Learning from Surrogate Data: Weak-to-Strong Generalization Through the Lens of High-Dimensional Regression

Title:Learning from Surrogate Data: Weak-to-Strong Generalization Through the Lens of High-Dimensional Regression

Conference:IMPMS 2026

Tags:Deterministic equivalent, High-dimensional regression, Knowledge distillation, Random feature ridge regression and Weak-to-strong generalization

Abstract:

It is increasingly common in machine learning to use learned models to label data and then employ such data to train more capable models. The phenomenon of weak-to-strong generalization exemplifies the advantage of this two-stage procedure: a strong student is trained on imperfect labels obtained from a weak teacher, and yet the strong student outperforms the weak teacher. In the talk, I will start by considering ridgeless, high-dimensional regression, and I will provide a sharp characterization of the risk of the target model when the surrogate model is either arbitrary or obtained via empirical risk minimization. This shows that weak-to-strong training, with the surrogate as the weak model, provably outperforms training with strong labels under the same data budget, but it is unable to improve the scaling law.

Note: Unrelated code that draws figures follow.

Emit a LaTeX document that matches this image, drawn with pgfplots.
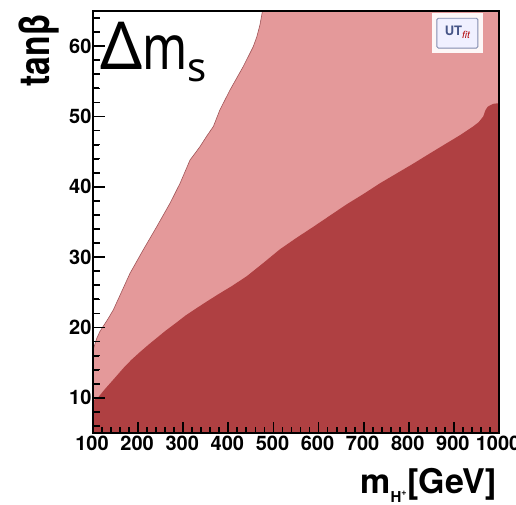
\documentclass[border=0pt]{standalone}
\usepackage{pgfplots}
\pgfplotsset{compat=1.18}
\usepackage{fontspec}
\setmainfont{TeX Gyre Heros}
\newfontfamily\comic{Noto Sans}
\definecolor{lightred}{RGB}{228,153,154}
\definecolor{darkred}{RGB}{175,64,66}
\definecolor{edgered}{RGB}{160,85,88}
\definecolor{utblue}{RGB}{70,85,135}
\definecolor{utborder}{RGB}{130,140,175}
\begin{document}
\begin{tikzpicture}
\begin{pgfinterruptboundingbox}
\begin{axis}[
  scale only axis, width=406pt, height=422pt,
  xmin=100, xmax=1000, ymin=5, ymax=65,
  axis on top=true,
  xtick={100,200,...,1000},
  minor xtick={120,140,...,980},
  ytick={10,20,...,60},
  minor ytick={6,8,...,64},
  tick align=inside,
  xtick pos=left, ytick pos=left,
  major tick length=11pt, minor tick length=6pt,
  tick style={black, line width=1.8pt},
  axis line style={black, line width=1.4pt},
  /pgf/number format/assume math mode=true,
  /pgf/number format/1000 sep={},
  tick label style={font=\fontsize{20}{20}\selectfont\bfseries},
  xticklabel style={yshift=1pt, xshift=-1pt},
  yticklabel style={xshift=2pt},
  xlabel={\fontsize{34}{34}\selectfont\bfseries m\raisebox{-0.28em}{\fontsize{15}{15}\selectfont H\raisebox{0.45em}{\fontsize{9}{9}\selectfont +}}\hspace{1pt}[GeV]},
  xlabel style={at={(rel axis cs:0.995,0)}, anchor=base east, yshift=-60pt, inner sep=0pt},
  ylabel={\fontsize{42}{42}\selectfont\bfseries\scalebox{0.8}[1]{tanβ}},
  ylabel style={at={(rel axis cs:0,1)}, anchor=base east, xshift=-2pt, yshift=43pt, inner sep=0pt},
]
% light (pink) region: below the upper boundary
\addplot[fill=lightred, draw=none] coordinates {
(100,16.8) (104,17.6) (108,18.4) (115,19.4) (123,20.2) (134,21.3) (145,22.5) (160,24.6) (182,27.7) (211,31.0)
(241,34.3) (271,37.7) (293,40.5) (315,43.8) (337,45.7) (352,47.2) (367,48.6) (381,50.9)
(404,53.8) (433,57.1) (455,59.9) (463,61.3) (470,63.0) (474,64.4) (477,65.5)
(1000,65.5) (1000,4) (100,4)
};
% dark region: below the lower boundary
\addplot[fill=darkred, draw=none] coordinates {
(100,9.6) (112,10.1) (122,10.9) (130,11.5) (148,12.8) (167,14.2) (185,15.4) (204,16.5) (222,17.5) (241,18.5)
(262,19.6) (285,20.7) (305,21.7) (326,22.6) (350,23.6)
(377,24.7) (408,25.9) (441,27.3) (478,29.2) (514,31.1) (550,32.7) (588,34.3) (625,35.9) (662,37.5) (700,39.0) (736,40.5) (773,41.9) (810,43.3)
(848,44.8) (884,46.2) (915,47.4) (943,48.6) (955,49.2) (965,50.0) (970,50.9) (975,51.4) (987,51.8) (1000,51.9)
(1000,4) (100,4)
};
% edge of the light region
\addplot[draw=edgered, line width=0.6pt] coordinates {
(100,16.8) (104,17.6) (108,18.4) (115,19.4) (123,20.2) (134,21.3) (145,22.5) (160,24.6) (182,27.7) (211,31.0)
(241,34.3) (271,37.7) (293,40.5) (315,43.8) (337,45.7) (352,47.2) (367,48.6) (381,50.9)
(404,53.8) (433,57.1) (455,59.9) (463,61.3) (470,63.0) (474,64.4) (477,65.5)
};
% tick marks (inside, on left and bottom)
\pgfplotsinvokeforeach{200,300,...,900}{\draw[black, line width=1.8pt] (axis cs:#1,5) -- ++(0pt,10pt);}
\pgfplotsinvokeforeach{120,140,...,980}{\draw[black, line width=1.6pt] (axis cs:#1,5) -- ++(0pt,5pt);}
\pgfplotsinvokeforeach{10,20,...,60}{\draw[black, line width=1.8pt] (axis cs:100,#1) -- ++(12pt,0pt);}
\pgfplotsinvokeforeach{6,8,...,64}{\draw[black, line width=1.6pt] (axis cs:100,#1) -- ++(7pt,0pt);}
% Delta m_s label
\node[anchor=base west, inner sep=0pt] at (rel axis cs:0.017,0.862)
  {\comic{\fontsize{66}{66}\selectfont Δ}{\fontsize{62}{62}\selectfont\scalebox{0.78}[1]{m}}\raisebox{-12pt}{\fontsize{40}{40}\selectfont s}};
% UTfit logo
\fill[white!92!lightred] (rel axis cs:0.835,0.995) rectangle (rel axis cs:0.960,0.900);
\draw[utborder, line width=0.8pt, rounded corners=1.5pt, fill=white!94!blue] (rel axis cs:0.847,0.983) rectangle (rel axis cs:0.948,0.912);
\node[inner sep=0pt, anchor=center] at (rel axis cs:0.8975,0.950)
  {\fontsize{13}{13}\selectfont\bfseries\color{utblue}UT\raisebox{-3pt}{\fontsize{10}{10}\selectfont\mdseries\itshape\color{red!70!black}fit}};
\end{axis}
\end{pgfinterruptboundingbox}
\path (-93pt,-72pt) rectangle (423pt,433pt);
\end{tikzpicture}
\end{document}
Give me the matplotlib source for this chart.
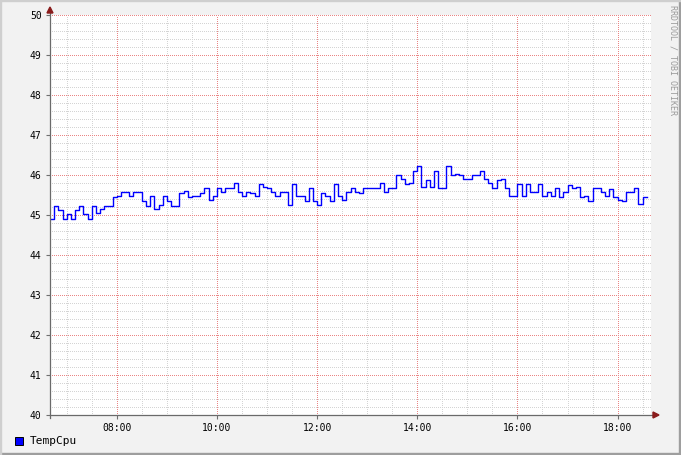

Next, I will show that the scaling law can improve when both the student and the teacher are trained via random feature ridge regression. I will derive a dimension-free deterministic equivalent for the risk of the student trained on teacher labels and then, via this deterministic equivalent, I will identify regimes in which the scaling law of the student improves upon that of the teacher. This shows that the improvement can be achieved both in bias-dominated and variance-dominated settings. Strikingly, the student may attain the minimax optimal rate regardless of the scaling law of the teacher -- in fact, when the risk of the teacher does not even decay with the sample size.